Lord Curzon, the British foreign secretary at the time, famously observed that “we are not obligated to recognize all small countries immediately.” While many people have extrapolated his comment to apply to a wide range of situations, Curzon made it at a time when it was unclear whether the White Russian army would win and thus European countries would not want to undercut it by recognizing new states on its borders or whether the Red Army would win and the West would have good reason to limit its influence. In the event, of course, by taking this wait-and-see attitude, the European powers provided an opening for the latter while doing little to help the former.

Second, most of the major powers represented at Versailles had been approached by Armenians or missionaries who recounted the sufferings of that community in the Ottoman Empire. In many cases, these people did not make a clear distinction between that state and Turkey or even between both of them and Azerbaijan. As a result, and in an entirely unfair way, Azerbaijan was tarred with a very broad brush.

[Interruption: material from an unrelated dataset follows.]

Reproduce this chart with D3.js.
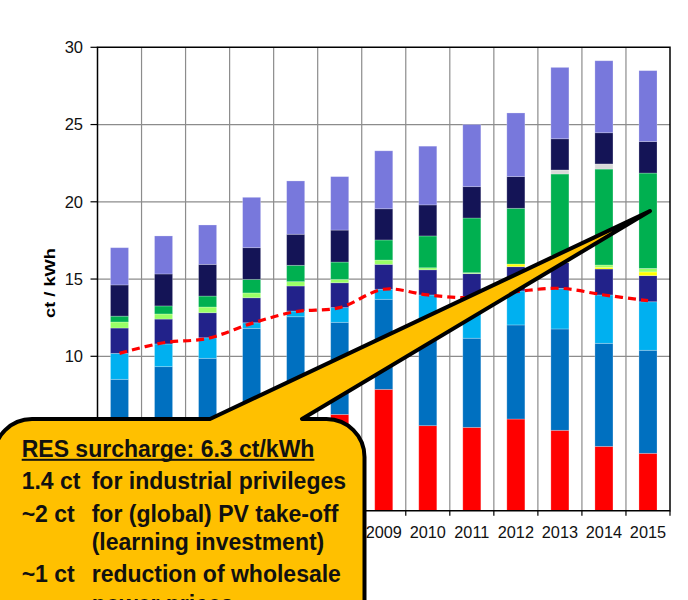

And third, the United States and its president were conflicted in their thinking. Wilson remained committed to self-determination but he did not want to see a world consisting of a large number of small states. His own utopianism led him to push for a Transcaucasian Confederation or even a “neutral zone” there under an American “governor general,” even though the U.S. was not prepared to send the number of troops needed to make that happen. And he was caught between those who wanted to develop good relations with Azerbaijan because of its oil and those who accepted Armenian attacks at face value.

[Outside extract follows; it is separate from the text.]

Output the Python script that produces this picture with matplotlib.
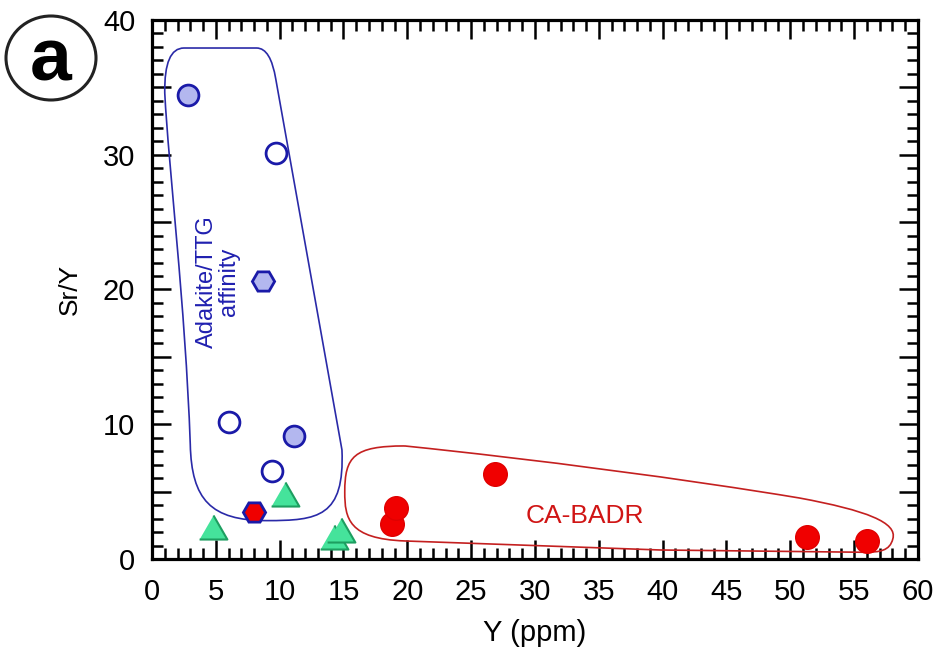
import matplotlib
matplotlib.use("Agg")
import matplotlib.pyplot as plt
from matplotlib.path import Path
from matplotlib.patches import PathPatch, Ellipse
from matplotlib.ticker import MultipleLocator, FuncFormatter

plt.rcParams["font.family"] = ["Liberation Sans", "DejaVu Sans"]

# --- data (Y ppm, Sr/Y) ---
blue_filled_x = [2.8, 11.1]
blue_filled_y = [34.4, 9.1]
blue_open_x = [9.7, 6.0, 9.4]
blue_open_y = [30.1, 10.2, 6.5]
blue_hex_x = [8.7]
blue_hex_y = [20.6]
red_hex_x = [8.0]
red_hex_y = [3.5]
tri_x = [4.75, 10.4, 14.25, 14.8]
tri_y = [2.4, 4.8, 1.6, 2.15]
red_x = [18.8, 19.1, 26.9, 51.3, 56.0]
red_y = [2.6, 3.75, 6.3, 1.6, 1.35]

# field outlines (data units) as bezier paths
adakite_verts = [(1.0, 34.6), (0.95, 37.92), (2.5, 37.92), (8.2, 37.92),
                 (9.3, 37.92), (9.7, 35.6), (14.88, 8.1),
                 (15.1, 3.1), (13.0, 2.85), (9.0, 2.85),
                 (4.6, 2.85), (3.1, 4.4), (3.0, 8.5),
                 (2.6, 19.0), (1.3, 29.0), (1.0, 34.6)]
adakite_codes = [Path.MOVETO, Path.CURVE3, Path.CURVE3, Path.LINETO,
                 Path.CURVE3, Path.CURVE3, Path.LINETO,
                 Path.CURVE4, Path.CURVE4, Path.CURVE4,
                 Path.CURVE4, Path.CURVE4, Path.CURVE4,
                 Path.CURVE4, Path.CURVE4, Path.CURVE4]
badr_verts = [(19.8, 8.39), (30.0, 7.4), (42.0, 5.9), (50.7, 4.53),
              (56.0, 3.6), (58.4, 2.7), (58.03, 1.5),
              (57.8, 0.6), (57.0, 0.5), (55.8, 0.5),
              (39.8, 0.67), (19.8, 1.34),
              (15.4, 1.5), (15.1, 3.0), (15.1, 4.97),
              (15.1, 7.6), (15.8, 8.39), (19.8, 8.39)]
badr_codes = [Path.MOVETO, Path.CURVE4, Path.CURVE4, Path.CURVE4,
              Path.CURVE4, Path.CURVE4, Path.CURVE4,
              Path.CURVE4, Path.CURVE4, Path.CURVE4,
              Path.LINETO, Path.LINETO,
              Path.CURVE4, Path.CURVE4, Path.CURVE4,
              Path.CURVE4, Path.CURVE4, Path.CURVE4]

BLUE = "#1a1aa8"
LIGHT_BLUE = "#b3b7ef"
RED = "#f00000"
GREEN = "#45e39b"
DARK_GREEN = "#1d9e60"

fig = plt.figure(figsize=(9.37, 6.51), dpi=100)
ax = fig.add_axes([0.1622, 0.1413, 0.8175, 0.828])

ax.add_patch(PathPatch(Path(adakite_verts, adakite_codes), fill=False,
                       edgecolor="#2a2aa8", lw=1.2, zorder=2))
ax.add_patch(PathPatch(Path(badr_verts, badr_codes), fill=False,
                       edgecolor="#c42020", lw=1.2, zorder=2))

tri = [(-1, -0.866), (1, -0.866), (0, 0.866)]
ax.plot(tri_x, tri_y, ls="none", marker=tri, ms=20, mfc=GREEN,
        mec=DARK_GREEN, mew=1.5, zorder=3)
ax.plot(blue_filled_x, blue_filled_y, ls="none", marker="o", ms=15,
        mfc=LIGHT_BLUE, mec=BLUE, mew=2, zorder=4)
ax.plot(blue_open_x, blue_open_y, ls="none", marker="o", ms=15,
        mfc="white", mec=BLUE, mew=2, zorder=4)
ax.plot(blue_hex_x, blue_hex_y, ls="none", marker="H", ms=16,
        mfc=LIGHT_BLUE, mec=BLUE, mew=2, zorder=4)
ax.plot(red_hex_x, red_hex_y, ls="none", marker="H", ms=16,
        mfc=RED, mec=BLUE, mew=2, zorder=4)
ax.plot(red_x, red_y, ls="none", marker="o", ms=17,
        mfc=RED, mec="#e00000", mew=1, zorder=4)

ax.text(5.15, 20.6, "Adakite/TTG\naffinity", rotation=90, color="#2020b0",
        fontsize=17, ha="center", va="center", linespacing=1.0)
ax.text(33.9, 3.2, "CA-BADR", color="#d01515", fontsize=19,
        ha="center", va="center")

ax.set_xlim(0, 60)
ax.set_ylim(0, 40)
ax.xaxis.set_major_locator(MultipleLocator(5))
ax.xaxis.set_minor_locator(MultipleLocator(1))
ax.yaxis.set_major_locator(MultipleLocator(5))
ax.yaxis.set_minor_locator(MultipleLocator(1))
ax.yaxis.set_major_formatter(FuncFormatter(
    lambda v, _: f"{v:.0f}" if round(v) % 10 == 0 else ""))
ax.tick_params(which="both", direction="in", top=True, right=True,
               width=1.8, color="black")
ax.tick_params(which="major", length=13.5, labelsize=21)
ax.tick_params(which="minor", length=8)
ax.tick_params(axis="x", which="major", pad=14)
ax.tick_params(axis="y", which="major", pad=12)
for s in ax.spines.values():
    s.set_linewidth(2.3)

ax.set_xlabel("Y (ppm)", fontsize=21, labelpad=9)
ax.set_ylabel("Sr/Y", fontsize=19, labelpad=15)

# panel label
fig.add_artist(Ellipse((51 / 937, 1 - 58 / 651), 90 / 937, 84 / 651,
                       transform=fig.transFigure, fill=False,
                       edgecolor="#222222", lw=2.2))
fig.text(51 / 937, 1 - 61 / 651, "a", fontsize=54, fontweight="bold",
         ha="center", va="center")

fig.savefig("out.png", dpi=100)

These internal conflicts were directly reflected in Wilson’s dealings with the Azerbaijani delegation.  On the one hand, he met that delegation before he met any other, a signal honor, and was impressed by what its members had to say.  But on the other, he was not prepared to offend the French or anger the Armenian diaspora by moving quickly to extend to the ADR the diplomatic recognition it so urgently sought and so obviously needed.
 
Even if that recognition had been extended, however, it is very unlikely that it would have altered the course of events.  Soviet Russia almost certainly would not have been put off by the presence of a few Western diplomats once it was in a position to take back that which it believed was its territory by right. But many Azerbaijanis thought otherwise, a view that reflected the notion that diplomatic ties could invariably trump other kinds of power. 
  
During the first 18 months of its existence, the ADR took concrete steps to establish diplomatic ties of various degrees of closeness with Georgia, Persia, and Turkey. It set up consulates in Tabriz and five other cities in Persia, in Batumi in Georgia, in Crimea in Ukraine, and in Ashgabat in Turkmenistan. And on April 22, 1920, the ADR parliament adopted a law on the creation of diplomatic missions in the major countries of Europe, the United States, and Soviet Russia, even though it had not yet reached accord with these states.  Moreover, the parliament voted to replace the diplomatic mission to the Paris Peace Conference at Versailles with missions to the governments of the countries that had taken part in the talks. 

But this action became moot less than a week later when the Red Army of Soviet Russia crossed Azerbaijan’s northern border, extinguishing the ADR as a subject of international law. Although the ADR lasted only two years, its actions, especially in the diplomatic area, were so impressive that 71 years later they provided instruction to the leaders of the Republic of Azerbaijan on how best to proceed in what is still a dangerous and uncertain world.  And consequently, those hard-won lessons have already put post-Soviet Azerbaijan on the road not only to survive but to prosper for a long time to come.